R: Veramente no. Però sono sempre sotto i riflettori - voglio dire, la mia vita è un palcoscenico, in questo momento, sia che mi trovi a casa o in ufficio o per la strada o in televisione o a fare compere. Sono sempre sotto i riflettori. In questo momento sono rarissime le volte in cui non senta il bisogno di essere "Donna Summer". Non posso proprio essere una ragazza di colore che viene da Boston. E' curioso il modo in cui la gente riesce a trasformarti nella persona che vuole vedere. Ma ho intenzione di trovare un equilibrio.
D: Cos'è che ti spaventa di più di quello che stai facendo?
R: Non essere in possesso delle mie facoltà e di quello che sono capace di fare. E in questa professione è facile che accada. Non voglio perdere di vista chi sono e il motivo per cui mi trovo qui, e credo che sia questa la mia più grande paura. Quando dico, "perdere la ragione", voglio dire entrare a far parte dell'ingranaggio a tal punto da non riuscire più a vedere la realtà di quello che devo fare nella mia vita. E quello che devo fare è sviluppare come meglio posso il mio talento, le mie capacità e quelle degli altri. Credo che ci sia un ordine da rispettare. Prima di tutto, prima di aiutare gli altri, devi veramente aiutare te stesso. Poi dovresti aiutare la tua famiglia o chi ti è vicino. E' per questo che sento che tra le mie conquiste più grandi c'è il lavoro che ho fatto con i Brooklyn Dreams o con mia sorella Sunshine, di cui sto producendo il primo album. E poi dovresti fare veramente qualcosa per il mondo. Una volta assecondato il tuo ego, viene il momento di restituire qualcosa. E' questa la filosofia che si trova alla base di quello che sto facendo, e la penso così da quand'ero piccola.

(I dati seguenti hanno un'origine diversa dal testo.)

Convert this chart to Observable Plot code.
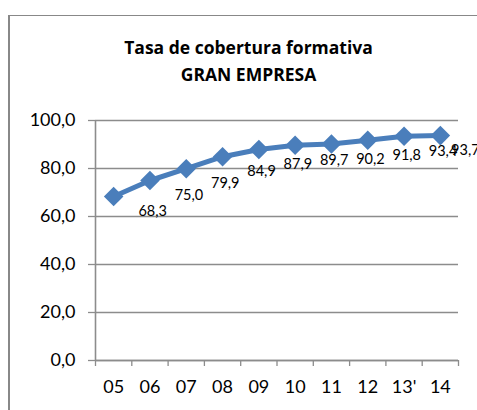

D: Senti il bisogno di fare qualcosa per la gente per essere ricordata?
R: Questo è strano, ma non mi interessa davvero essere ricordata. Spero che ricorderanno la mia filosofia, non la persona, perchè in realtà credo di essere abbastanza insignificante. La gente ricorda Gesù e i suoi discepoli, ma ricordarli in quanto persone non basta. Devi ricordare cosa ti hanno insegnato. Questo per me è importante.
D: Cosa vorresti che il tuo pubblico capisca di te che attualmente non capisce?
R: L'unica cosa che credo la gente debba capire è che ho bisogno di essere libera. Credo che ciò che mi dà maggiormente fastidio di questa cosa chiamata successo - perchè è
una cosa, un mostro - è che cambia la tua vita in maniera radicale. Non hai più alcuna privacy nella tua vita, e non hai scelta. Davvero, sono una persona normale, come tutti gli altri, e voglio comunicare con I miei fans, far sapere loro che li amo o altrimenti non farei quello che faccio. Allo stesso tempo, voglio che mi amino, mi rispettino e mi comprendano. Sono i miei ammiratori e vogliono X, ma devono capire che ci sono milioni di persone che hanno pretese su questa persona, che dicono, "Voglio questo, questo e quello". Ed è impossibile accontentarli tutti. Quando dico "Non posso", voglio che le persone capiscano che non posso proprio e che non si sentano offese. E' l'unica cosa che mi disturba: che pensano di meritare di più e che io non posso darlo. Se potessi lo farei, ma non posso. E allora li sento dire, "Ma noi compriamo i tuoi dischi". Sì, io ho cantato una canzone, voi avete comprato il disco, io ho avuto i soldi. Questo è il punto essenziale e non è "senza cuore". Io ho venduto un disco, non la mia anima.